:: Set exercise ::
Identify each line containing the word "diagram" and copy it.

:: Material shown ::
********************

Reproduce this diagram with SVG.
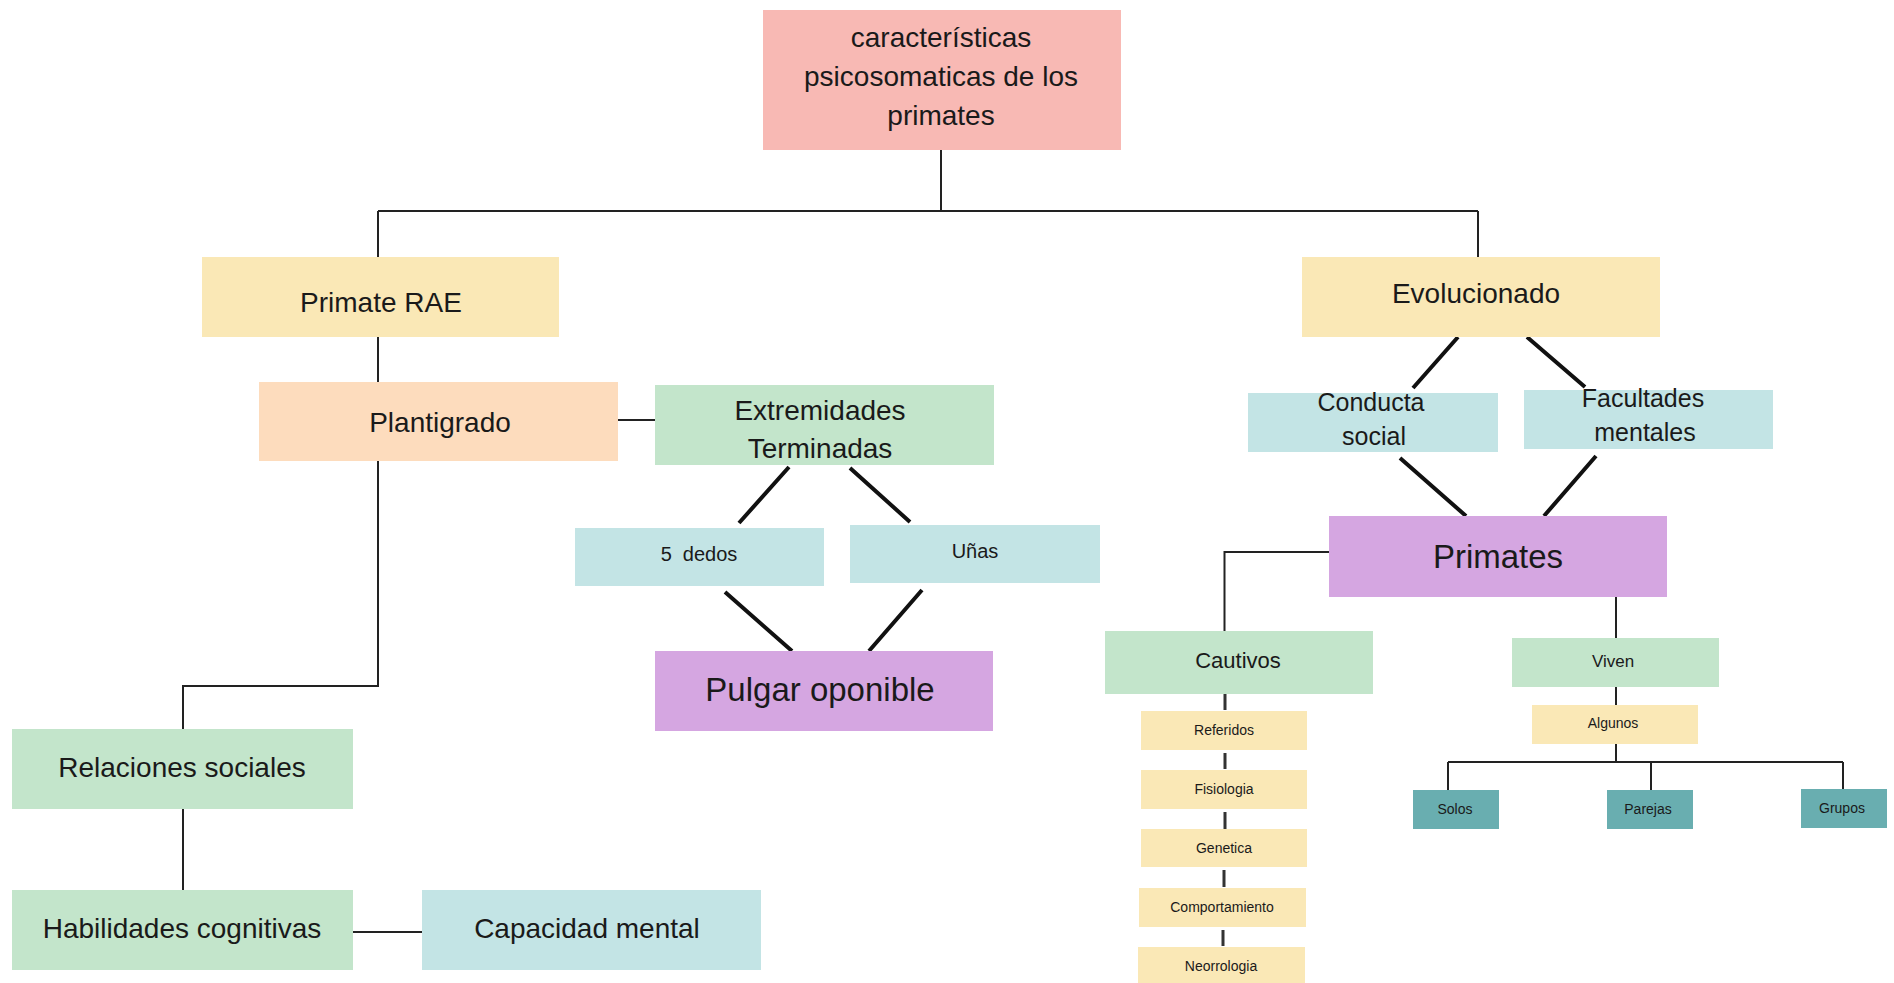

********************

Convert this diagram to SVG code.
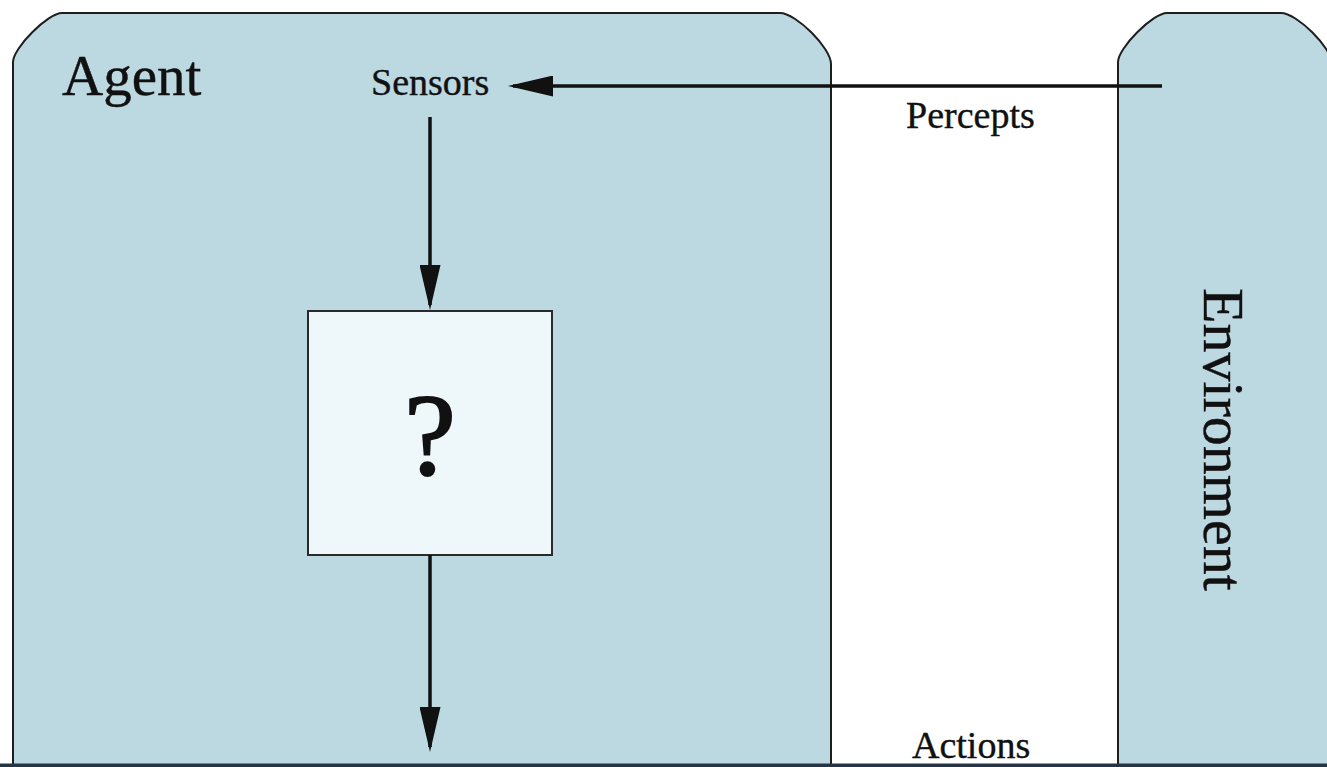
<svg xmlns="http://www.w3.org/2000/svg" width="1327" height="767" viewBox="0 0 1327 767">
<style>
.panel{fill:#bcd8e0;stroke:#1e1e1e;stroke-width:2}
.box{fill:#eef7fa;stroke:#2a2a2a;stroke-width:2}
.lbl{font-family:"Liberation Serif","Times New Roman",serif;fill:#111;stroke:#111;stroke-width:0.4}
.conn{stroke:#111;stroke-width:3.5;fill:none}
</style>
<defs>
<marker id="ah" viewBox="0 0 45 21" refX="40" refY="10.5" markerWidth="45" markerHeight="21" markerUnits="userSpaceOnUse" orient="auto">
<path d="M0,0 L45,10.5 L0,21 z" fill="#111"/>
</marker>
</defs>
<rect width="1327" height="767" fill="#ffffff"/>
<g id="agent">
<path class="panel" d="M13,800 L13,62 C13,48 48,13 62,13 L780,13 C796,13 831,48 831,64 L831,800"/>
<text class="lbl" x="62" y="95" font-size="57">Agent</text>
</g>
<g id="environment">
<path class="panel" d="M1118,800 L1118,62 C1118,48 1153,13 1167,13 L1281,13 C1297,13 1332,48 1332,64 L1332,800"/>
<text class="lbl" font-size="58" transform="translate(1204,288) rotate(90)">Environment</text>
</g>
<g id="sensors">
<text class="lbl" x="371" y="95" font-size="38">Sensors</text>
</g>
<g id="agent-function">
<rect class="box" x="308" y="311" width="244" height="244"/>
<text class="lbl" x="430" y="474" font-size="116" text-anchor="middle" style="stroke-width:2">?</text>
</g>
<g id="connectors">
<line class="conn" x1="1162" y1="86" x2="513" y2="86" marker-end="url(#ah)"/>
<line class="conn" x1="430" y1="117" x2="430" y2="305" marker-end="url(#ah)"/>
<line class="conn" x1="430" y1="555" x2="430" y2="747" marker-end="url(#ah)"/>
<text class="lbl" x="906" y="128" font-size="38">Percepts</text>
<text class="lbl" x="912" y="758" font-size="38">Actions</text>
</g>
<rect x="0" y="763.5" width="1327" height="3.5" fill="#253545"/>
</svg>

********************

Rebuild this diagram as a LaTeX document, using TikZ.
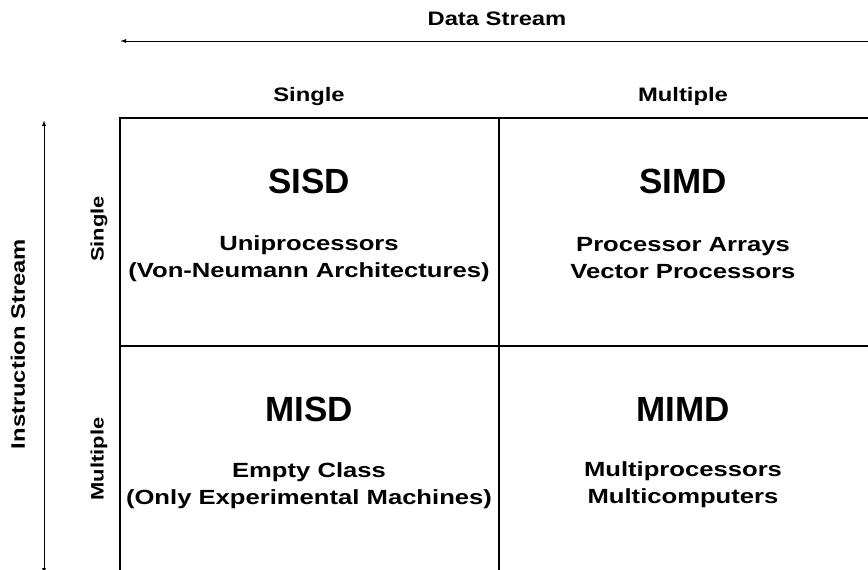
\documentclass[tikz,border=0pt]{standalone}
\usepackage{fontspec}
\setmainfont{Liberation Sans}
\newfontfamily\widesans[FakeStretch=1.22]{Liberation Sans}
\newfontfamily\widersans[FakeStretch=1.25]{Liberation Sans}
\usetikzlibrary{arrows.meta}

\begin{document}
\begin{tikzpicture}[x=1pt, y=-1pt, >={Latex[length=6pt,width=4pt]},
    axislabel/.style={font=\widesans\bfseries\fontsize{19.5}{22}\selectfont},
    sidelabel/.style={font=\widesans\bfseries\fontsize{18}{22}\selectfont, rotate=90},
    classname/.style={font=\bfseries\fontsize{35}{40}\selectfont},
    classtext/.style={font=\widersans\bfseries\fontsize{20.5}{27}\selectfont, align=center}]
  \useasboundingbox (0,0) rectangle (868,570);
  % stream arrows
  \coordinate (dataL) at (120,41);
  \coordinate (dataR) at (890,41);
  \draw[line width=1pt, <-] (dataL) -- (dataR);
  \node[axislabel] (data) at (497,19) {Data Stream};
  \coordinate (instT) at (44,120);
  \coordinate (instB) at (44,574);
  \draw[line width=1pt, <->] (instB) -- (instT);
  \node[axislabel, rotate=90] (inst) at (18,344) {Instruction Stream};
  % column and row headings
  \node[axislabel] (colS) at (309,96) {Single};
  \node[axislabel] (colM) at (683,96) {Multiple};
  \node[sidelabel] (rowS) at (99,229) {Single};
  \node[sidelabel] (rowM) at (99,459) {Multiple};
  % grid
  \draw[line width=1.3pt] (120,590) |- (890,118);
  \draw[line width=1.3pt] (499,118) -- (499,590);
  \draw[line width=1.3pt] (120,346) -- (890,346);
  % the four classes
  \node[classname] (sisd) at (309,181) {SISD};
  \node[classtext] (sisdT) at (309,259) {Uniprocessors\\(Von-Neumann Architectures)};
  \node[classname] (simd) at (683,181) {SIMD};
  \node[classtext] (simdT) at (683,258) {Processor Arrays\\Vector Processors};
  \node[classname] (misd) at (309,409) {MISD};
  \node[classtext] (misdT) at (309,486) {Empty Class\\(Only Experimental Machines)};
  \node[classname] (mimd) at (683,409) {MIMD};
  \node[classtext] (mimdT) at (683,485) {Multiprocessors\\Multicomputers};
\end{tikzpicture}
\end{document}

********************

:: Final answer ::
Reproduce this diagram with SVG.
Convert this diagram to SVG code.
Rebuild this diagram as a LaTeX document, using TikZ.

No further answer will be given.